Her father and uncle arrived soon after, and I snuck into the small room with my R3 and the trauma chief where they were waiting with a social worker, and watched their reaction when he told them that her injuries were not survivable. Her father kept repeating that she was such a good athlete and student. It was one of the most emotionally intense moments I’ve ever experienced. She died a few hours later.

Over the course of the night, I snagged a grand total of 30 minutes or so of sleep.

I guess where I am going with all this, is that surgery is a brutal, beautiful, taxing (physically and emotionally) . . . and tempting field. Being in the operating room, and fixing someone with your bare hands and seeing them recover afterwards is a feeling hard to beat. There is a directness and a bluntness to surgery that I enjoy. Surgeons will tell it to you like it is. But on the flip side, there are a lot of surgeons who are hard-assed assholes. The hours can be insane.
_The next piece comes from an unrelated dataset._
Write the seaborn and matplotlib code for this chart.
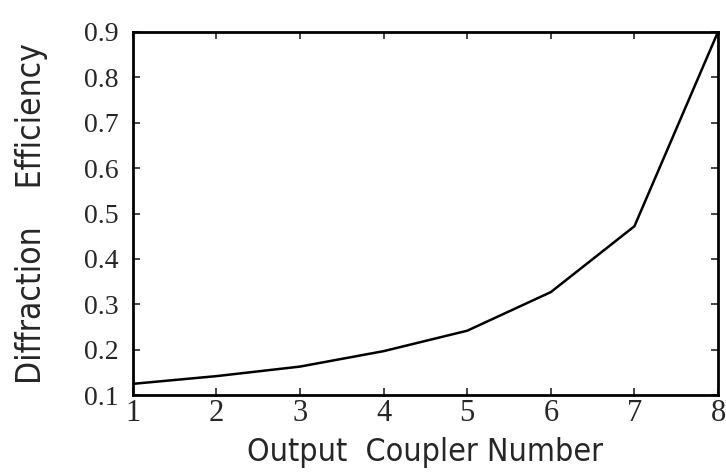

And it will take a long time to work my way up the seniority ladder in our 5-7 years of residency, before I am in a position to actually start acting like a real surgeon.

Kinda like a moth to surgery’s flame though, it’s appeal is hard to pass by, and I can see that making the decision to do surgery or some other path is gonna be a difficult one. They say that if you are going to choose surgery, you need to love the operating room. I think I do, but really can one actually be sure? I don’t know. I chose medical school because I thought that I would never be bored, because of the chance it afforded me to do good work and have real responsibility. I feel like surgery will do those things for me, but I balk at just how hard that path is going to be. But perhaps taking the harder road is worth it in the end. I don’t know, and I guess we will see.

And some words of wisdom from Grays Anatomy (from an episode themed, ironically, about responsibility):

“When did we become adults? And how do we make it stop?”


Wins and Losses

September 5, 2009

It’s been quite a while since my last post; internal medicine and now surgery have managed to pretty effectively swallow what life I had managed to have while on pediatrics.  But long story short, I really enjoyed myself on internal medicine, and now on surgery, I am getting a chance to see what the hype is all about.

Over the course of those rotations and especially now on surgery, I’ve come to form a theory explaining a bit of third year psychology.  In medicine, there are wins, and there are losses.  A win is when you do something good, like when a patient thanks you, you answer a pimping question correctly, someone notices/mentions your hard work, you put together a good presentation, and so on.  A loss is when you make a social faux pas (no, that’s not the intern . . .  he’s a chief resident), answer pimping questions wrong, are ignored, do something stupid, etc.

During the clerkships, there are a lot more losses than wins.  Sometimes a single win is all you need to give you the strength and the passion to bounce out of bed and zip to the hospital in good spirits for days, even if the previous days have been littered with losses.  But the problem is, sometimes the losses come in streaks, and you don’t have yourself a legit win for days and days.  You can’t do anything right, nobody cares about you, and it just sucks.  Those doldrums can be hard to see the other side of, and in all truth, if it were not for your classmates to help drag you through it, they can be darn near insurmountable.

In the ever so wise words of Firefly, “if you can’t run you crawl, and when you can’t do that you find someone to carry you.”